I will get a picture of Boomer in a few days as he is more nervous and needs more time to settle.


----------



## thedogsmother (Aug 28, 2008)

You should do a photo thread one day with all your ferrets on, just warn me first so I can put a bib on to catch the drool


----------



## DKDREAM (Sep 15, 2008)

That could be a good idea, I will post when Moonshine has her babies next year. I am so excited about that she is so so pretty. They will be dark polecats like Elmo, I weighed him he is 4lb 2 now so still growing well.


----------



## DKDREAM (Sep 15, 2008)

Here is Boomer hes now settled in.


----------



## thedogsmother (Aug 28, 2008)

DKDREAM said:


> Here is Boomer hes now settled in.


:001_wub: he is just adorable, are they a settled group now ?


----------



## DKDREAM (Sep 15, 2008)

thedogsmother said:


> :001_wub: he is just adorable, are they a settled group now ?

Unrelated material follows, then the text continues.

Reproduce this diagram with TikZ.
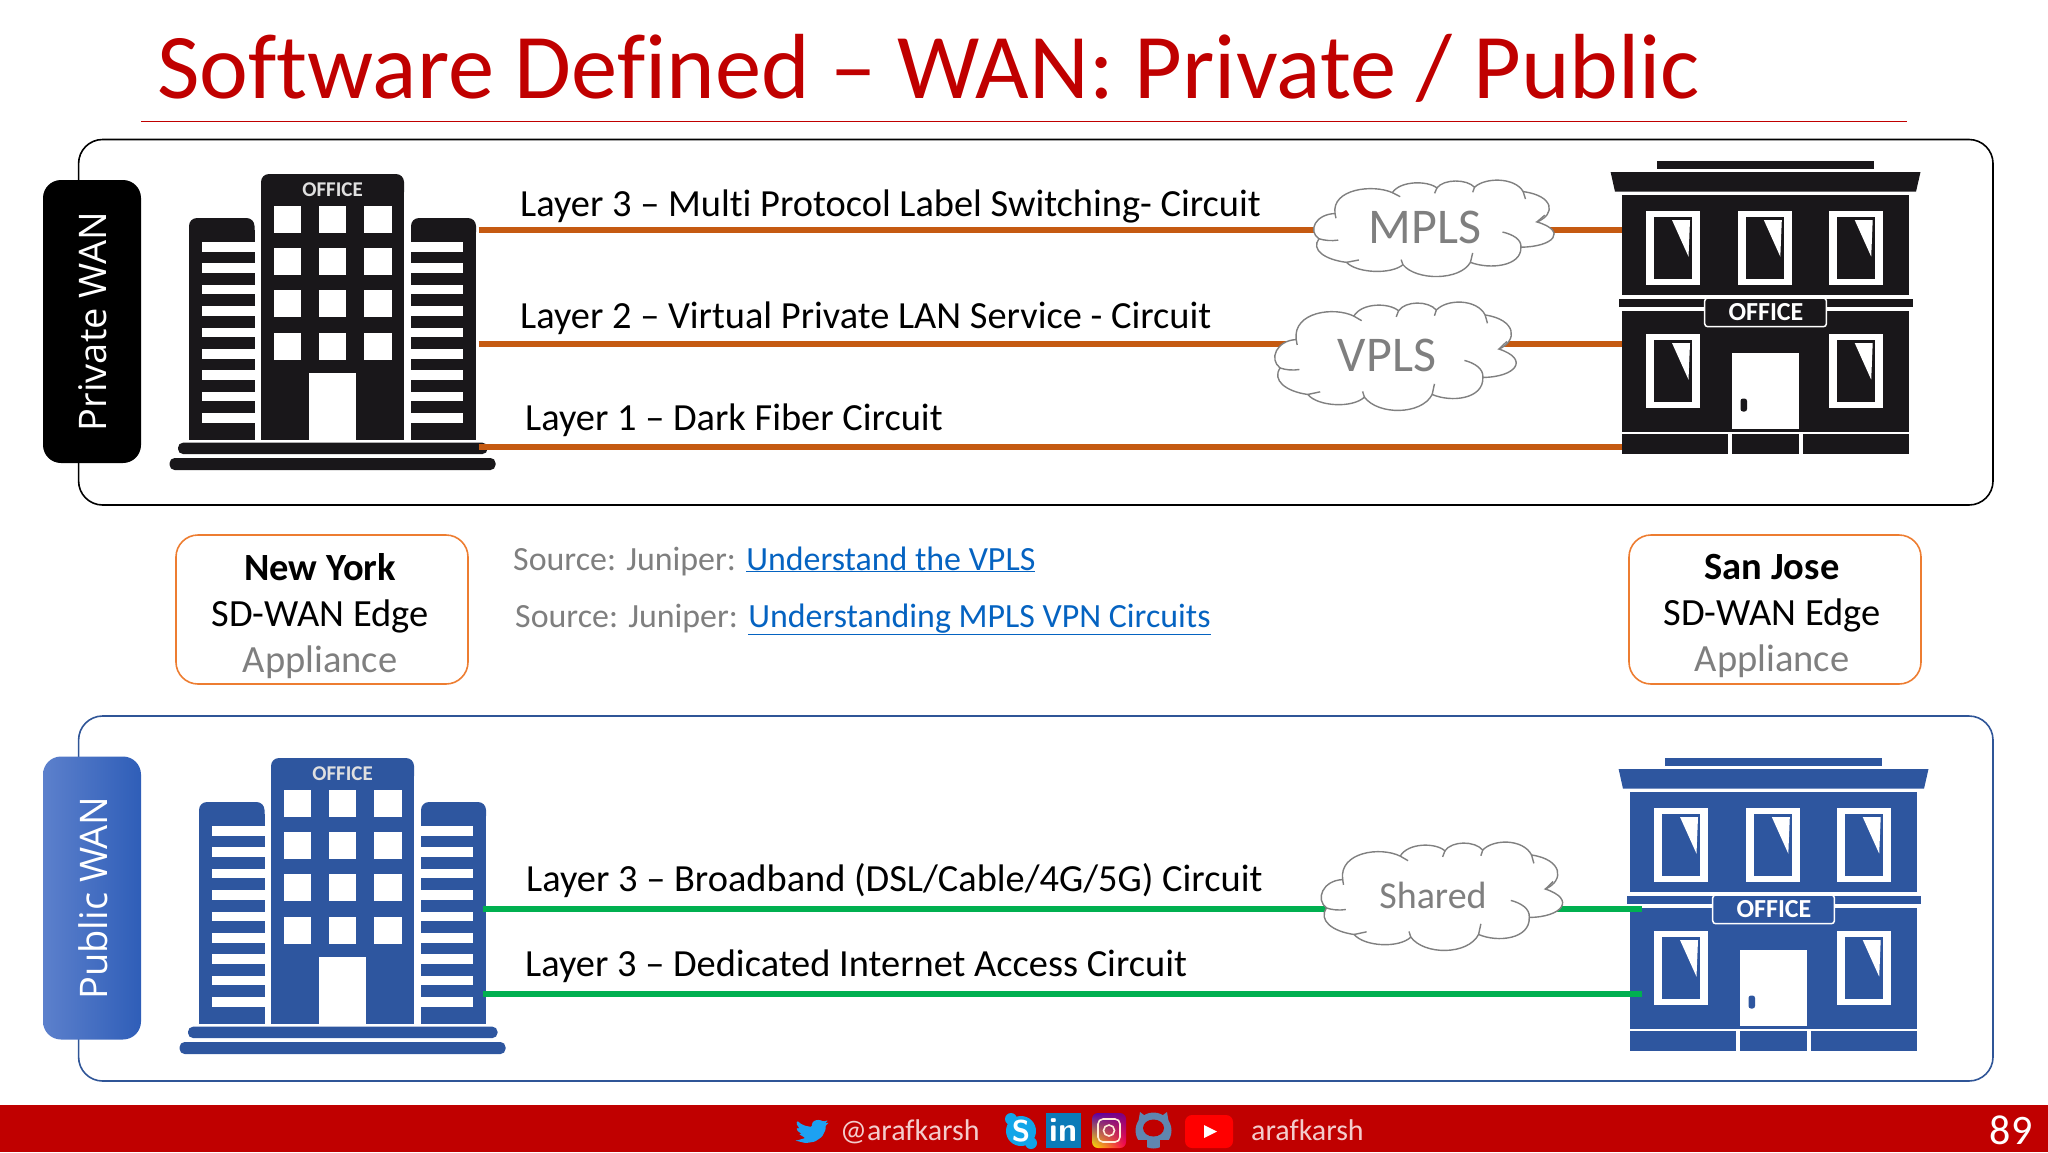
\documentclass[tikz,border=0pt]{standalone}
\usepackage{fontspec}
\usepackage{tikz}
\usetikzlibrary{positioning, shadings}
\setmainfont[Ligatures=CommonOff]{Carlito}
\newfontfamily\tagfont{Open Sans}

\definecolor{titlered}{HTML}{C00000}
\definecolor{circuitorange}{HTML}{C55A11}
\definecolor{boxorange}{HTML}{ED7D31}
\definecolor{circuitgreen}{HTML}{00B050}
\definecolor{linkblue}{HTML}{0563C1}
\definecolor{panelblue}{HTML}{2F5597}
\definecolor{bldgblue}{HTML}{2E569F}
\definecolor{softgray}{HTML}{7F7F7F}
\definecolor{bldgblack}{HTML}{19171A}
\definecolor{tagleft}{HTML}{5C80CC}
\definecolor{tagright}{HTML}{2F5EB8}
\definecolor{twitblue}{HTML}{1DA1F2}
\definecolor{skypeblue}{HTML}{12A5E8}
\definecolor{lnkdblue}{HTML}{0B7BB8}
\definecolor{ghblue}{HTML}{5F86B0}

\newcommand{\px}[1]{\fontsize{#1pt}{1.2\dimexpr#1pt\relax}\selectfont}

% Office tower, drawn at its place in the upper panel.
\newcommand{\towerbldg}[1]{
	\fill[#1, rounded corners=8pt] (261,174) rectangle (404,200);
	\fill[#1] (261,190) rectangle (404,440);
	\fill[#1, rounded corners=8pt] (189,218) rectangle (254.5,240);
	\fill[#1] (189,230) rectangle (254.5,440);
	\fill[#1, rounded corners=8pt] (411,218) rectangle (476,240);
	\fill[#1] (411,230) rectangle (476,440);
	\foreach \row in {0,...,8} {
		\fill[white] (202,242+21.4*\row) rectangle ++(52.5,9.5);
		\fill[white] (411,242+21.4*\row) rectangle ++(52,9.5);
	}
	\foreach \col in {273.7,319,364.2} {
		\foreach \row in {205.7,248,290.2,332.7} {
			\fill[white] (\col,\row) rectangle ++(27.3,26.8);
		}
	}
	\fill[white] (309,373) rectangle (356,440);
	\node[font=\bfseries\px{21}, text=white!88!black] at (332.6,190) {OFFICE};
	\fill[#1, rounded corners=5pt] (178,442.7) rectangle (487.5,454);
	\fill[#1, rounded corners=5pt] (169.6,458) rectangle (495.5,470);
}

% One framed window with its glint.
\newcommand{\bldgwindow}[3]{
	\fill[white] (#1,#2) rectangle ++(54,74);
	\fill[#3] (#1+8,#2+6.3) rectangle ++(38,61.4);
	\fill[white] (#1+26,#2+9) -- (#1+44,#2+9) -- (#1+42.5,#2+45.7) -- cycle;
}

% Two floor building, drawn at its place in the upper panel.
\newcommand{\officebldg}[1]{
	\fill[#1] (1657.4,161) rectangle (1873.7,169);
	\fill[#1] (1610.6,172) -- (1920.5,172) -- (1916,191.7) -- (1615,191.7) -- cycle;
	\fill[#1] (1622,195) rectangle (1909,295);
	\fill[#1] (1618.8,299) rectangle (1912.7,306.7);
	\fill[#1] (1622,310.7) rectangle (1909,431.7);
	\fill[#1] (1622,434) rectangle (1727.7,454);
	\fill[#1] (1732,434) rectangle (1798.8,454);
	\fill[#1] (1803.4,434) rectangle (1909,454);
	\foreach \col in {1646,1737.8,1828.7} {
		\bldgwindow{\col}{211}{#1}
	}
	\foreach \col in {1646,1828.7} {
		\bldgwindow{\col}{334}{#1}
	}
	\fill[white] (1732,353) rectangle (1798.8,429);
	\fill[#1, rounded corners=2.5pt] (1740.5,398.5) rectangle ++(6.5,13);
	\draw[white, fill=#1, line width=1.5pt, rounded corners=3pt] (1704.7,298) rectangle (1826.4,326.7);
	\node[font=\bfseries\px{26}, text=white] at (1766,311.7) {OFFICE};
}

% Cloud outline in a 523 by 288 box: centre x, centre y, width, height.
\newcommand{\cloudpuff}[4]{
	\begin{scope}[shift={(#1-#3/2,#2-#4/2)}, x=1pt*#3/523, y=-1pt*#4/288]
		\draw[cloudline, fill=white] (48,98) .. controls (40,25) and (130,10) .. (173,36)
			.. controls (190,0) and (250,0) .. (270,22)
			.. controls (285,-5) and (335,-5) .. (352,20)
			.. controls (375,-10) and (440,-10) .. (458,33)
			.. controls (525,45) and (530,100) .. (488,123)
			.. controls (555,150) and (525,197) .. (453,198)
			.. controls (455,255) and (385,265) .. (343,243)
			.. controls (320,298) and (225,298) .. (196,250)
			.. controls (170,280) and (95,275) .. (73,243)
			.. controls (25,235) and (-5,205) .. (13,173)
			.. controls (-12,150) and (5,100) .. (48,98) -- cycle;
		\draw[cloudline] (13,173) .. controls (25,178) and (40,180) .. (55,177);
		\draw[cloudline] (48,98) -- (50,112);
		\draw[cloudline] (173,36) -- (190,48);
		\draw[cloudline] (270,22) -- (265,38);
		\draw[cloudline] (352,20) -- (348,35);
		\draw[cloudline] (458,33) -- (463,55);
		\draw[cloudline] (488,123) -- (505,103);
		\draw[cloudline] (453,198) .. controls (455,175) and (435,160) .. (413,153);
		\draw[cloudline] (343,243) -- (348,215);
		\draw[cloudline] (196,250) -- (192,235);
		\draw[cloudline] (73,243) -- (100,236);
	\end{scope}
}

\begin{document}
\begin{tikzpicture}[
		x=1pt, y=-1pt,
		panel/.style = {draw, line width=1.6pt, rounded corners=24pt},
		wantag/.style = {rounded corners=18pt, minimum width=98pt, minimum height=283pt, inner sep=0pt},
		tagtext/.style = {font=\tagfont\px{38}, text=white, rotate=90},
		circuit/.style = {line width=6pt},
		layer/.style = {font=\px{38.4}, anchor=base west, inner sep=0pt},
		cloudbox/.style = {inner sep=0pt},
		cloudline/.style = {draw=gray, line width=1.4pt},
		cloudtext/.style = {text=softgray},
		sitebox/.style = {draw=boxorange, line width=1.6pt, rounded corners=22pt,
			minimum width=292pt, minimum height=149pt, inner sep=0pt},
		sitetext/.style = {align=center, font=\px{38.5}, inner sep=0pt},
		source/.style = {font=\px{33.9}, text=softgray, anchor=base west, inner sep=0pt},
		foot/.style = {font=\px{30}, text=white!80!titlered, anchor=base west, inner sep=0pt}
	]
	\useasboundingbox (0,0) rectangle (2048,1152);

	% Title.
	\node[font=\px{92.5}, text=titlered, anchor=base west, inner sep=0pt] (title) at (157,98) {Software Defined – WAN: Private / Public};
	\coordinate (rulea) at (141,121.5);
	\coordinate (ruleb) at (1907,121.5);
	\draw[titlered, line width=1pt] (rulea) -- (ruleb);

	% Private WAN.
	\draw[panel, draw=black] (78.6,139.5) rectangle (1993,505);
	\node[wantag, fill=black] (prv) at (92,321.5) {};
	\node[tagtext] at (93,321.5) {Private WAN};
	\towerbldg{bldgblack}
	\officebldg{bldgblack}
	\node[cloudbox, minimum width=240pt, minimum height=97pt] (mpls) at (1433,229) {};
	\node[cloudbox, minimum width=241pt, minimum height=109pt] (vpls) at (1394.6,357) {};
	\coordinate (nya) at (478.6,230);
	\coordinate (nyb) at (478.6,344);
	\coordinate (nyc) at (478.6,446.7);
	\coordinate (sja) at (1622,230);
	\coordinate (sjb) at (1622,344);
	\coordinate (sjc) at (1622,446.7);
	\draw[circuit, circuitorange] (nya) to (nya -| mpls.center);
	\draw[circuit, circuitorange] (mpls.center |- sja) to (sja);
	\draw[circuit, circuitorange] (nyb) to (nyb -| vpls.center);
	\draw[circuit, circuitorange] (vpls.center |- sjb) to (sjb);
	\draw[circuit, circuitorange] (nyc) to (sjc);
	\cloudpuff{1433}{229}{240}{97}
	\cloudpuff{1394.6}{357}{241}{109}
	\node[cloudtext, font=\px{50}] (mplstext) at (1425,227) {MPLS};
	\node[cloudtext, font=\px{50}] (vplstext) at (1387,355) {VPLS};
	\node[layer] (lthree) at (520,216) {Layer 3 – Multi Protocol Label Switching- Circuit};
	\node[layer] (ltwo) at (520,328) {Layer 2 – Virtual Private LAN Service - Circuit};
	\node[layer] (lone) at (525,430) {Layer 1 – Dark Fiber Circuit};

	% Sites and sources.
	\node[sitebox] (ny) at (322,609.5) {};
	\node[sitebox] (sj) at (1775,609.5) {};
	\node[sitetext] (nytext) at (320,616) {\textbf{New York}\\SD-WAN Edge\\\textcolor{softgray}{Appliance}};
	\node[sitetext] (sjtext) at (1772,616) {\textbf{San Jose}\\SD-WAN Edge\\\textcolor{softgray}{Appliance}};
	\node[source] (srca) at (513,570) {Source: Juniper: \textcolor{linkblue}{\underline{Understand the VPLS}}};
	\node[source] (srcb) at (515,627) {Source: Juniper: \textcolor{linkblue}{\underline{Understanding MPLS VPN Circuits}}};

	% Public WAN.
	\draw[panel, draw=panelblue] (78.6,716) rectangle (1993,1081);
	\node[wantag, left color=tagleft, right color=tagright] (pub) at (92,898) {};
	\node[tagtext] at (93,898) {Public WAN};
	\begin{scope}[shift={(10,584)}]
		\towerbldg{bldgblue}
	\end{scope}
	\begin{scope}[shift={(8,597)}]
		\officebldg{bldgblue}
	\end{scope}
	\node[cloudbox, minimum width=241pt, minimum height=109pt] (shared) at (1441,897) {};
	\coordinate (nyd) at (483,909);
	\coordinate (nye) at (483,994);
	\coordinate (sjd) at (1642,909);
	\coordinate (sje) at (1641.5,994);
	\draw[circuit, circuitgreen] (nyd) to (nyd -| shared.center);
	\draw[circuit, circuitgreen] (shared.center |- sjd) to (sjd);
	\draw[circuit, circuitgreen] (nye) to (sje);
	\cloudpuff{1441}{897}{241}{109}
	\node[cloudtext, font=\px{38}] (sharedtext) at (1433,895) {Shared};
	\node[layer] (lbroad) at (526,891) {Layer 3 – Broadband (DSL/Cable/4G/5G) Circuit};
	\node[layer] (ldia) at (525,976) {Layer 3 – Dedicated Internet Access Circuit};

	% Footer.
	\fill[titlered] (0,1105) rectangle (2048,1152);
	\begin{scope}[shift={(795,1117)}, x=1.42pt, y=-1.2pt]
		\fill[twitblue, rounded corners=1pt] (23.95,4.57) -- (21.13,5.35) -- (23.29,2.62) -- (20.16,3.8) -- (18,2.6) -- (15.5,2.4) -- (13,3.5) -- (11.9,5.8) -- (11.78,8.29) -- (7.4,7.4) -- (4,5.6) -- (1.64,3.16) -- (1,5.6) -- (3.16,9.73) -- (0.93,9.12) -- (2,12) -- (4.88,14) -- (2.67,14.1) -- (7.27,17.5) -- (1.17,19.6) -- (0,19.54) -- (7.56,21.75) -- (14,20.5) -- (19,16.5) -- (21.55,10.5) -- (21.54,7.13) -- cycle;
	\end{scope}
	\node[foot] (twit) at (840,1140) {@arafkarsh};
	\fill[skypeblue] (1011,1119) circle (6pt);
	\fill[skypeblue] (1031,1143) circle (6pt);
	\node[circle, fill=skypeblue, minimum size=30pt, inner sep=0pt, text=white, font=\bfseries\sffamily\px{30}] (skype) at (1021,1131) {S};
	\node[fill=lnkdblue, minimum width=35pt, minimum height=35pt, inner sep=0pt, text=white, font=\bfseries\sffamily\px{34}] (lnkd) at (1063.5,1130.5) {in};
	\shade[upper left=violet!70!blue, upper right=violet, lower left=yellow!80!orange, lower right=red!70!magenta, rounded corners=6pt] (1092,1113) rectangle (1126,1148);
	\draw[white!85!orange, line width=1.6pt, rounded corners=5pt] (1098,1119) rectangle (1120,1142);
	\draw[white!85!orange, line width=1.6pt] (1109,1130.5) circle (5.5pt);
	% GitHub cat.
	\fill[ghblue] (1153.5,1130.5) circle (18pt);
	\fill[ghblue] (1140,1112) -- (1148,1118) -- (1138,1124) -- cycle;
	\fill[ghblue] (1167,1112) -- (1159,1118) -- (1169,1124) -- cycle;
	\fill[titlered] (1153.5,1128) ellipse (10.5pt and 8.5pt);
	\fill[titlered] (1136,1140) -- (1147,1140) -- (1147,1149) -- (1136,1149) -- cycle;
	\fill[titlered] (1160,1140) -- (1171,1140) -- (1171,1149) -- (1160,1149) -- cycle;
	\fill[red, rounded corners=7pt] (1185,1115) rectangle (1233,1148);
	\fill[white] (1204,1125) -- (1217,1131.5) -- (1204,1138) -- cycle;
	\node[foot] (yout) at (1251,1140) {arafkarsh};
	\node[font=\px{42}, text=white] (pageno) at (2011,1130) {89};
\end{tikzpicture}
\end{document}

yeah they are all best friends, Mazie loves frisby though thats her best play mate, Boomer likes everyone and Grace loves Mazie one day i will have to get a video of them dancing and playing


----------



## DKDREAM (Sep 15, 2008)

Frisby and then again him and his brother playing sorry the play pic is rubbish


----------



## thedogsmother (Aug 28, 2008)

Awwwwwwwwwwww could they be any cuter :001_wub:


----------



## LostGirl (Jan 16, 2009)

aww more super cute guys!


----------



## oscar1658 (Oct 5, 2012)

awww very cute!  boomer looks a huge one in his snaps


----------



## DKDREAM (Sep 15, 2008)

hes a fatty but not that big size wise, all 4 where rescued and very skinny


----------



## DKDREAM (Sep 15, 2008)

A picture of sweet little Gracie


----------



## oscar1658 (Oct 5, 2012)

very pretty girl youve got there, whats her personality?


----------



## DKDREAM (Sep 15, 2008)

oscar1658 said:


> very pretty girl youve got there, whats her personality?


she is very sweet and playful she gives kisses


----------